Smokers will still be able to light up at many public parks and beaches in New Jersey.
Gov. Chris Christie yesterday vetoed a bill (A-1080) to ban the practice, saying the prohibition of smoking in parks and beaches is best left up to local officials, noting that 240 towns and counties already have ordinances that ban smoking in municipal and county parks.
“I am not persuaded that a prescriptive, one-size-fits-all state ban on smoking at public parks and beaches is advisable at this time,’’ the governor said in a veto message released by his press office. “Too often policy-makers at more centralized levels of government encroach into areas of public policy previously reserved for more localized governing bodies.’’
Others disagreed with that assessment, with the sponsor of the bill calling it a blow to both public health and the environment.

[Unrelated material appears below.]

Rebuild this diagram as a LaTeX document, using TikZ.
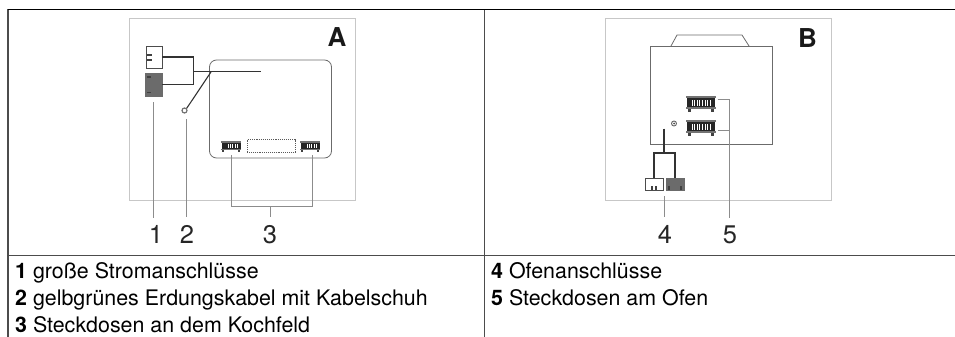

“Tobacco is the leading cause or preventable death in this country, and everyone is aware of the dangers of second-hand smoking in this day and age,’’ said Assemblywoman Valerie Vainieri Huttle (D-Bergen). “The damage discarded cigarettes do our already fragile ecosystems is also well-documented.’’
Smoking is already forbidden in many public spaces, including restaurants, bars, and workplaces. The bill sponsored by Huttle would protect public health, reduce litter, and curb the threat of devastating forest fires.
According to the New Jersey Sierra Club, it picked up more than 500 cigarette butts in a beach cleanup day sponsored by the organization. Jeff Tittel, director of the club, noted an amendment to the bill established a 15 percent set-aside for smokers on municipal and county beaches.
“By vetoing this legislation, the Governor sided with the tobacco lobby over protecting our environment and health,’’ Tittel said, “Instead of trying to ban smoking in our parks, he is turning them into an ashtray,’’ he said.